Earlier in the day, another artist, Maggie Orth, touched on the topic of ethics in wearable technology. Orth, an e-textile artist, inventor and entrepreneur founded International Fashion Machines in 2001.

In her talk, she described a situation she found herself in a few years earlier.

“Sometime around 2010, I was really into the idea of wearables,” she said. “And I got to the point where I was going to make 50,000 new light switches in China. Because that’s the only way I could get them cheaply. But I couldn’t do it. I just couldn’t do it.”

She said she looked at her kids and thought, “What am I going to leave behind?” She showed a photo of a toxic river abroad, created due to technological waste. 

“Here in America, we don’t see it,” she said. “It’s in Asia and countries where they don’t have environmental regulations.”

Orth said she went through a crisis—thinking about the obsolete power supplies, dead batteries and LED Halloween gadgets cluttering her drawers. And she also touched on the idea of upgrading phones every year for minimal upgrades and buying health monitors that capture the same information a phone already does.

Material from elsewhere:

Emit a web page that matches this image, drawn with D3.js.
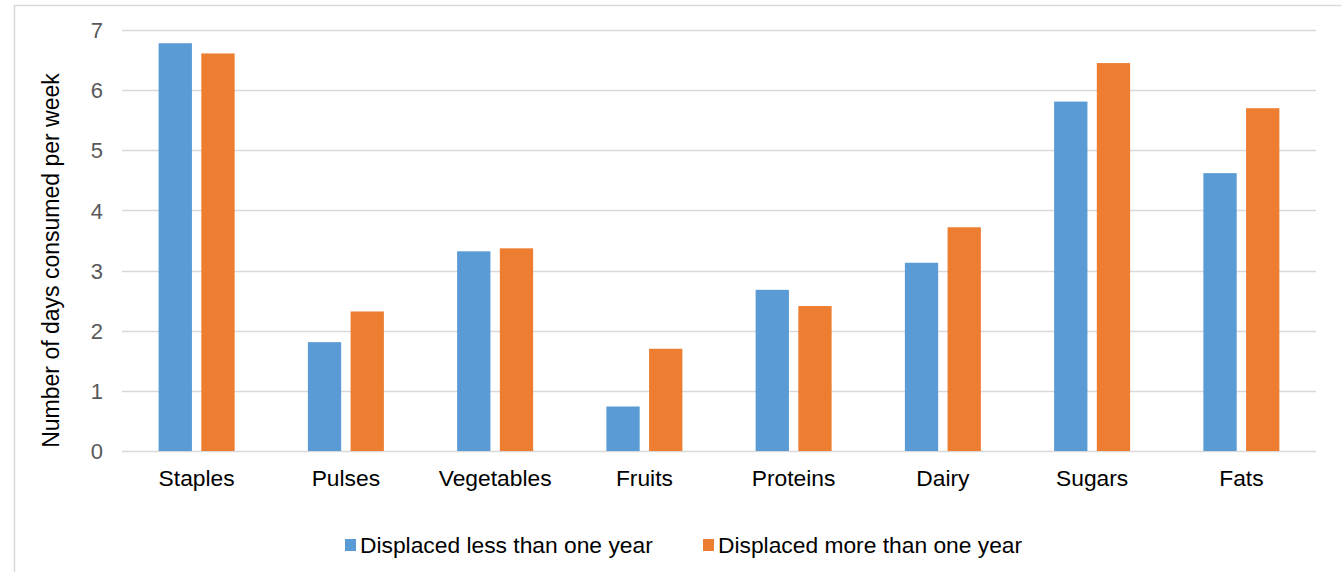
<!DOCTYPE html>
<html>
<head>
<meta charset="utf-8">
<script src="https://cdn.jsdelivr.net/npm/d3@7"></script>
<style>
  html, body { margin: 0; padding: 0; background: #fff; }
  svg { display: block; font-family: "Liberation Sans", Arial, sans-serif; }
</style>
</head>
<body>
<svg id="chart" width="1341" height="572"></svg>
<script>
// Food groups and average days consumed per week
const categories = ["Staples", "Pulses", "Vegetables", "Fruits", "Proteins", "Dairy", "Sugars", "Fats"];
const seriesNames = ["Displaced less than one year", "Displaced more than one year"];
const lessThanOneYear = [6.78, 1.81, 3.32, 0.74, 2.68, 3.13, 5.81, 4.62];
const moreThanOneYear = [6.61, 2.32, 3.37, 1.70, 2.41, 3.72, 6.45, 5.70];
const yTicks = [0, 1, 2, 3, 4, 5, 6, 7];
const yTitle = "Number of days consumed per week";

const colors = ["#5B9BD5", "#ED7D31"];
const seriesValues = [lessThanOneYear, moreThanOneYear];
const FONT = "'Liberation Sans', Arial, sans-serif";

const svg = d3.select("#chart");
const W = 1341, H = 572;
const plot = { left: 122, right: 1316, top: 30, bottom: 451 };

// outer frame
svg.append("rect")
  .attr("x", 14.5).attr("y", 5.5)
  .attr("width", W + 20).attr("height", H + 20)
  .attr("fill", "none").attr("stroke", "#d9d9d9").attr("stroke-width", 1.5);

const x = d3.scaleBand().domain(categories).range([plot.left, plot.right]).padding(0);
const y = d3.scaleLinear().domain([0, 7]).range([plot.bottom, plot.top]);

// gridlines
svg.append("g").selectAll("line").data(yTicks).join("line")
  .attr("x1", plot.left).attr("x2", plot.right)
  .attr("y1", d => Math.round(y(d)) + 0.5).attr("y2", d => Math.round(y(d)) + 0.5)
  .attr("stroke", "#d9d9d9").attr("stroke-width", 1.3);

// y tick labels
const yAxis = d3.axisLeft(y).tickValues(yTicks).tickFormat(d3.format("d")).tickSize(0).tickPadding(0);
const ya = svg.append("g").attr("transform", `translate(${plot.left - 19},0)`).call(yAxis);
ya.select(".domain").remove();
ya.selectAll("text").attr("font-size", 22).attr("fill", "#595959")
  .attr("font-family", FONT).attr("dy", "0.35em");

// bars
const groupHalf = 38;
categories.forEach((c, i) => {
  const cx = x(c) + x.bandwidth() / 2;
  const inner = d3.scaleBand().domain(seriesNames).range([cx - groupHalf, cx + groupHalf]).paddingInner(0.22);
  svg.append("g").selectAll("rect").data(seriesNames).join("rect")
    .attr("x", s => inner(s))
    .attr("width", inner.bandwidth())
    .attr("y", (s, k) => y(seriesValues[k][i]))
    .attr("height", (s, k) => y(0) - y(seriesValues[k][i]))
    .attr("fill", (s, k) => colors[k]);
});

// category axis labels
const xAxis = d3.axisBottom(x).tickSize(0).tickPadding(0);
const xa = svg.append("g").attr("transform", `translate(0,${plot.bottom + 27})`).call(xAxis);
xa.select(".domain").remove();
xa.selectAll("text").attr("font-size", 22.8).attr("fill", "#000")
  .attr("font-family", FONT).attr("dy", "0.35em");

// y axis title
svg.append("text")
  .attr("transform", `translate(58.5,${(plot.top + plot.bottom) / 2 + 20}) rotate(-90)`)
  .attr("text-anchor", "middle")
  .attr("font-family", FONT)
  .attr("font-size", 23).attr("fill", "#000")
  .text(yTitle);

// legend
const legendItems = [{ name: seriesNames[0], x: 345 }, { name: seriesNames[1], x: 703 }];
const lg = svg.append("g");
legendItems.forEach((d, k) => {
  lg.append("rect").attr("x", d.x).attr("y", 539).attr("width", 11).attr("height", 12).attr("fill", colors[k]);
  lg.append("text").attr("x", d.x + 15).attr("y", 545).attr("dy", "0.35em")
    .attr("font-family", FONT)
    .attr("font-size", 22.8).attr("fill", "#000").text(d.name);
});
</script>
</body>
</html>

“We like to think we can recycle our way out of this,” she said. “We think we can recycle our electronics, and it’s all going to be fine. But unfortunately that’s not the case.”

She asked the audience to think about the energy it takes to create something. For example, with an aluminum can, a silicon chip or a circuit board, she said people don’t think about the energy it takes to get the materials out of the ground. 

“You can’t recover that energy, but that’s how people think about it,” she said.